O que se passa com a dialética da malandragem, nesse sentido, é bastante curioso. A contradição, nesse caso, é entre ordem e desordem. A ordem é entendida como algo que vem de cima, das instituições, dos proprietários. A desordem é algo que vem das classes baixas, dos escravizados. Há um grupo no meio, contudo, dos homens livres, que não são proprietários e que vivem de favor. Esse grupo transita entre a ordem e a desordem. Mais que isso, ainda, a desordem chega aos próprios membros da classe dominante. Trata-se de “uma ordem comunicando-se com uma desordem que a cerca de todos os lados” (Candido, 1993, p. 36).
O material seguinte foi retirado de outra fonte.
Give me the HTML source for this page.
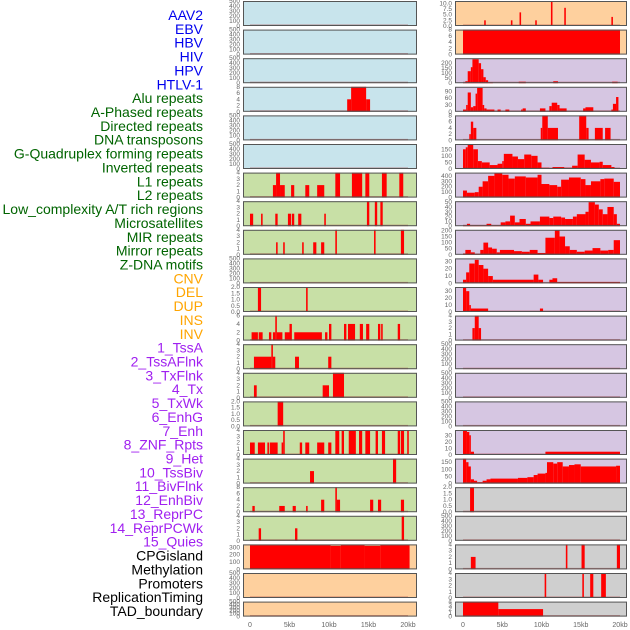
<!DOCTYPE html>
<html><head><meta charset="utf-8"><style>
body{margin:0;background:#fff;width:630px;height:630px;overflow:hidden;font-family:"Liberation Sans",sans-serif}
svg{display:block}
</style></head><body>
<svg id="c" width="630" height="630" xmlns="http://www.w3.org/2000/svg"></svg>
<script>
const labels=["AAV2","EBV","HBV","HIV","HPV","HTLV-1","Alu repeats","A-Phased repeats","Directed repeats","DNA transposons","G-Quadruplex forming repeats","Inverted repeats","L1 repeats","L2 repeats","Low_complexity A/T rich regions","Microsatellites","MIR repeats","Mirror repeats","Z-DNA motifs","CNV","DEL","DUP","INS","INV","1_TssA","2_TssAFlnk","3_TxFlnk","4_Tx","5_TxWk","6_EnhG","7_Enh","8_ZNF_Rpts","9_Het","10_TssBiv","11_BivFlnk","12_EnhBiv","13_ReprPC","14_ReprPCWk","15_Quies","CPGisland","Methylation","Promoters","ReplicationTiming","TAD_boundary"];
const labelColors=[0,0,0,0,0,0,1,1,1,1,1,1,1,1,1,1,1,1,1,2,2,2,2,2,3,3,3,3,3,3,3,3,3,3,3,3,3,3,3,4,4,4,4,4];
const palette=["#0000ee","#006400","#ffa500","#a020f0","#000000"];
const xTicks=[0,5,10,15,20];
const xTickLabels=["0","5kb","10kb","15kb","20kb"];
const leftBg=["b","b","b","b","b","b","g","g","g","g","g","g","g","g","g","g","g","g","g","o","o","o"];
const rightBg=["o","o","p","p","p","p","p","p","p","p","p","p","p","p","p","p","p","y","y","y","y","y"];
const leftTicks=[[0,100,200,300,400,500],[0,100,200,300,400,500],[0,100,200,300,400,500],[0,2,4,6,8],[0,100,200,300,400,500],[0,100,200,300,400,500],[0,1,2,3,4],[0,1,2,3,4],[0,1,2,3,4],[0,100,200,300,400,500],[0,0.5,1,1.5,2],[0,2,4,6],[0,1,2,3,4],[0,1,2,3,4],[0,0.5,1,1.5,2],[0,1,2,3,4],[0,1,2,3,4],[0,2,4,6,8],[0,1,2,3,4],[0,100,200,300],[0,100,200,300,400,500],[0,100,200,300,400,500]];
const leftYmax=[500,500,500,8,500,500,4,4,4,500,2,6,4,4,2,4,4,8,4,340,500,500];
const leftSegs=[[],[],[],
[[12.3,12.8,4],[12.8,14.7,8],[14.7,15.2,4]],[],[],
[[2.9,3.3,2],[3.3,3.8,4],[3.8,4.4,2],[5.2,5.6,2],[7,7.5,2],[8.5,9.4,2],[10.8,11.4,4],[12.9,14.2,4],[14.6,15.1,4],[16.7,17.3,4],[18.9,19.4,4]],
[[0,0.4,2],[1.4,1.6,2],[3.2,3.5,2],[4.8,5.2,2],[5.3,5.6,2],[6.1,6.5,2],[9.4,9.6,2],[14.8,15.1,4],[15.8,16.1,4],[16.5,16.8,4]],
[[3.3,3.5,2],[4.2,4.4,2],[6.6,6.8,2],[8,8.4,2],[9,9.4,2],[10.8,11,4],[15.7,15.9,4],[19.1,19.5,4]],
[],
[[1,1.4,2],[7.1,7.3,2]],
[[0.2,1.0,2],[1.1,1.6,2],[2.4,2.7,2],[2.9,3.2,2],[3.2,3.4,6],[3.4,4.1,2],[4.4,5.0,2],[5.0,5.3,4],[5.6,9.1,2],[9.5,9.8,2],[10,10.3,4],[11.9,12.2,4],[12.4,13.3,4],[13.9,14.3,4],[14.7,15.1,4],[16.2,16.5,4],[16.6,16.8,4],[18.7,19,4]],
[[0.5,2.7,2],[2.7,2.9,4],[2.9,3.2,2],[5.7,6.2,2],[9.9,10.3,2]],
[[0.5,0.85,2],[9.2,10,2],[10.5,11.9,4]],
[[3.5,4.2,2]],
[[0,0.6,2],[1,1.9,2],[2.2,2.4,2],[2.5,3.5,2],[4,4.2,2],[4.2,4.4,4],[6.3,6.6,2],[7,7.5,2],[8.5,9.4,2],[9.9,10.3,2],[10.8,11.3,4],[11.6,11.9,4],[12.5,13.4,4],[13.8,14.2,4],[14.6,15.2,4],[15.9,16.2,4],[16.7,17.1,4],[18.7,19,4],[19.1,19.5,4],[19.9,20.1,4]],
[[7.6,8.1,2],[18.1,18.5,4]],
[[0.3,0.6,2],[3.7,4.4,2],[5.4,5.8,2],[7.1,7.3,2],[9,9.4,4],[10.8,11,8],[11,11.4,4],[15.2,15.6,4],[16.2,16.6,4],[19.1,19.5,4]],
[[1.1,1.4,2],[5.7,6,2],[19.2,19.5,4]],
[[0,10.2,330],[10.2,11.5,320],[11.5,14.5,330],[14.5,16.5,320],[16.5,20.2,330]],
[],[]];
const rightTicks=[[0,2.5,5,7.5,10],[0,2,4,6,8],[0,50,100,150,200],[0,30,60,90],[0,2,4,6,8],[0,50,100,150],[0,100,200,300,400],[0,10,20,30,40,50],[0,50,100,150,200],[0,10,20,30],[0,10,20,30],[0,1,2,3,4],[0,100,200,300,400,500],[0,100,200,300,400,500],[0,100,200,300,400,500],[0,10,20,30],[0,50,100,150],[0,0.5,1,1.5,2],[0,100,200,300,400,500],[0,1,2,3,4],[0,1,2,3,4],[0,1,2,3,4]];
const rightYmax=[11,8,250,110,8,190,460,52,205,34,36,4,500,500,500,38,175,2,500,4,4,4];
const rightSegs=[
[[2.7,2.9,2.5],[6.1,6.3,2.5],[7.2,7.4,6],[9.2,9.4,2.5],[11.2,11.4,11],[12.9,13.1,8],[18.9,19.1,4]],
[[0,20,8]],
[[0,0.3,5],[0.3,0.6,20],[0.6,1.0,120],[1.0,1.2,160],[1.2,2.0,240],[2.0,2.3,200],[2.3,2.6,140],[2.6,2.9,60],[2.9,3.2,30],[3.2,3.8,10],[7.1,8.0,15],[11.5,12.1,20],[19.0,19.7,15]],
[[0,0.4,10],[0.4,0.6,30],[0.6,1.0,85],[1.0,1.3,20],[1.3,1.6,25],[1.6,1.8,80],[1.8,2.5,105],[2.5,2.7,30],[2.7,3.0,15],[3.0,4.0,10],[4.4,4.8,10],[5.4,5.9,10],[7.4,7.6,10],[7.6,8.0,15],[9.8,10.5,15],[11.0,11.3,25],[11.3,12.0,40],[12.0,12.3,30],[12.3,13.2,15],[15.3,15.6,15],[15.6,16.6,20],[18.9,19.1,10],[19.1,19.5,35],[19.5,19.8,65]],
[[0.8,1.0,2],[1.0,1.3,6],[1.3,1.7,4],[9.9,10.1,4],[10.1,10.8,8],[10.8,12.1,4],[14.8,15.7,8],[15.7,16.0,4],[16.8,17.8,4],[18.1,18.8,4]],
[[0,0.35,150],[0.35,0.6,165],[0.6,1.3,190],[1.3,1.9,150],[1.9,2.4,60],[2.4,3.4,50],[3.4,4.4,30],[4.4,5.0,40],[5.0,5.2,60],[5.2,6.3,115],[6.3,7.0,95],[7.0,7.8,75],[7.8,8.7,110],[8.7,9.5,100],[9.5,10,50],[10,11,10],[11.4,12.9,15],[12.9,13.9,10],[13.9,14.6,25],[14.6,15.5,110],[15.5,16.3,70],[16.3,17.4,50],[17.4,17.8,55],[17.8,18.9,30],[18.9,19.3,15],[19.3,19.7,5]],
[[0,0.5,130],[0.5,1.5,90],[1.5,2.0,100],[2.0,2.5,200],[2.5,3.2,300],[3.2,4,400],[4,5,450],[5,5.8,420],[5.8,6.6,350],[6.6,8,390],[8,9.5,370],[9.5,10,420],[10,11,250],[11,12,230],[12,12.5,200],[12.5,13.5,330],[13.5,15,370],[15,15.6,340],[15.6,16.3,230],[16.3,17.5,300],[17.5,18,340],[18,19.2,350],[19.2,20,290]],
[[0,0.5,2],[0.5,0.9,5],[0.9,3,2],[3,3.6,5],[3.6,4.8,2],[4.8,5.4,8],[5.4,6,10],[6,6.6,22],[6.6,7.2,8],[7.2,8,15],[8,8.6,5],[8.6,9.8,10],[9.8,11,20],[11,11.5,17],[11.5,12.5,20],[12.5,13,18],[13,14,15],[14,14.5,20],[14.5,15.6,25],[15.6,16,30],[16,16.8,50],[16.8,17.3,45],[17.3,17.8,35],[17.8,18.4,25],[18.4,19.2,40],[19.2,19.6,25],[19.6,20,5]],
[[0,0.3,10],[0.3,1,40],[1,1.5,20],[1.5,2.2,5],[2.2,2.6,40],[2.6,3.2,100],[3.2,3.7,60],[3.7,4.3,50],[4.3,4.7,20],[4.7,6.5,40],[6.5,7.5,30],[7.5,8.5,25],[8.5,9.5,40],[9.5,10.5,15],[10.5,11.7,140],[11.7,12.3,200],[12.3,13,150],[13,13.6,70],[13.6,14.5,40],[14.5,15.5,25],[15.5,16.5,35],[16.5,17.5,55],[17.5,18.5,35],[18.5,19.2,40],[19.2,20,120]],
[[0,0.4,5],[0.4,0.8,15],[0.8,1.5,27],[1.5,2,32],[2,2.6,25],[2.6,3.2,20],[3.2,3.8,10],[3.8,9,5],[9,9.6,12],[9.6,10.2,5],[11,11.4,5],[11.4,12,7],[12,20,2]],
[[0,0.4,36],[0.4,0.8,30],[0.8,1.0,10],[1.0,3.2,5],[3.2,9.8,1],[9.8,10.2,5],[10.2,20,1]],
[[1.2,1.5,2],[1.5,2,4],[2,2.3,2]],
[],[],[],
[[0,0.5,38],[0.5,0.8,35],[0.8,1.0,30],[1.0,1.4,5],[1.4,10.5,1],[10.5,20,5]],
[[0,0.4,175],[0.4,0.7,150],[0.7,1.0,120],[1.0,1.4,30],[1.4,1.8,20],[1.8,2.5,10],[2.5,3.0,20],[3.0,3.5,30],[3.5,7,35],[7,8.2,40],[8.2,9,45],[9,9.5,60],[9.5,10.5,70],[10.5,10.7,75],[10.7,11.5,150],[11.5,12,140],[12,12.7,150],[12.7,13.5,120],[13.5,14.2,130],[14.2,15,135],[15,19.5,120],[19.5,20,125]],
[[0.9,1.4,2]],
[],
[[1.0,1.6,2],[13.1,13.3,4],[15.1,15.5,4],[19.6,20,4]],
[[10.4,10.6,4],[15.2,15.4,4],[16.2,16.6,4],[17.6,18.2,4]],
[[0,4.5,4],[4.5,10.2,2]]];

const NS="http://www.w3.org/2000/svg";
const svg=document.getElementById('c');
const bgMap={b:"#c8e4ec",g:"#c8e0a6",o:"#fed09e",p:"#d6c6e2",y:"#cfcfcf"};
function mk(tag,attrs,parent){const e=document.createElementNS(NS,tag);for(const k in attrs)e.setAttribute(k,attrs[k]);(parent||svg).appendChild(e);return e;}
function rowTop(i){return 1+i*28.6;}
function rowH(i){return i===21?15:25;}
labels.forEach((t,j)=>{
  const e=mk('text',{x:203,y:15+j*13.86+5,'text-anchor':'end','font-size':'14',fill:palette[labelColors[j]]});
  e.textContent=t;
  
  
});
function drawCol(side,x0,x1,zeroX,kbScale,bgs,ticks,ymaxs,segs){
  for(let i=0;i<22;i++){
    const top=rowTop(i),h=rowH(i),bot=top+h;
    const g=mk('g',{});
    
    
    mk('rect',{x:x0,y:top,width:x1-x0,height:h,fill:bgMap[bgs[i]]},g);
    const ys=v=>bot-v/ymaxs[i]*h;
    const xs=k=>zeroX+k*kbScale;
    segs[i].forEach(s=>{
      const r=mk('rect',{x:xs(s[0]),y:ys(Math.min(s[2],ymaxs[i])),width:Math.max(1,xs(s[1])-xs(s[0])),height:bot-ys(Math.min(s[2],ymaxs[i])),fill:"#ff0000"},g);
      
      
    });
    mk('rect',{x:xs(0),y:bot-1.5,width:xs(20)-xs(0),height:1.5,fill:"rgba(160,30,30,0.45)"},g);
    mk('rect',{x:x0+0.5,y:top+0.5,width:x1-x0-1,height:h-1,fill:"none",stroke:"#555",'stroke-width':1},g);
    const dec=ticks[i].some(v=>v%1!==0);
    ticks[i].forEach(v=>{
      const t=mk('text',{x:x0-3,y:ys(v)+2,'text-anchor':'end','font-size':'6.5',fill:"#666"},g);
      t.textContent=dec?v.toFixed(1):String(v);
      
      
    });
  }
  xTicks.forEach((k,j)=>{
    const t=mk('text',{x:zeroX+k*kbScale,y:627,'text-anchor':'middle','font-size':'7',fill:"#666"});
    t.textContent=xTickLabels[j];
    
    
  });
}
drawCol('left',243,417,250,7.9,leftBg,leftTicks,leftYmax,leftSegs);
drawCol('right',455,627,463,7.85,rightBg,rightTicks,rightYmax,rightSegs);
</script>
</body></html>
Temos algumas coisas novas com relação à tradição. Para começar, temos três termos no lugar de dois. A princípio, são dois, ordem e desordem, mas em seguida passamos a três, pois no meio há a classe dos homens livres que não são proprietários. (É claro que há outra possibilidade de leitura: seriam dois termos, e os homens livres seriam a personificação mesma do movimento dialético. De qualquer forma, há alguma liberdade com relação à tradição dialética.)

Em segundo lugar, e mais importante, não se trata de uma situação ruim. Trata-se, na verdade, de um trunfo da sociedade periférica. Nossa sociedade, livre da culpa, afinal, nos deixaria mais próximos de um “mundo eventualmente aberto” (Candido, 1993, p. 53) (notem que Antonio Candido evita a palavra “comunismo”).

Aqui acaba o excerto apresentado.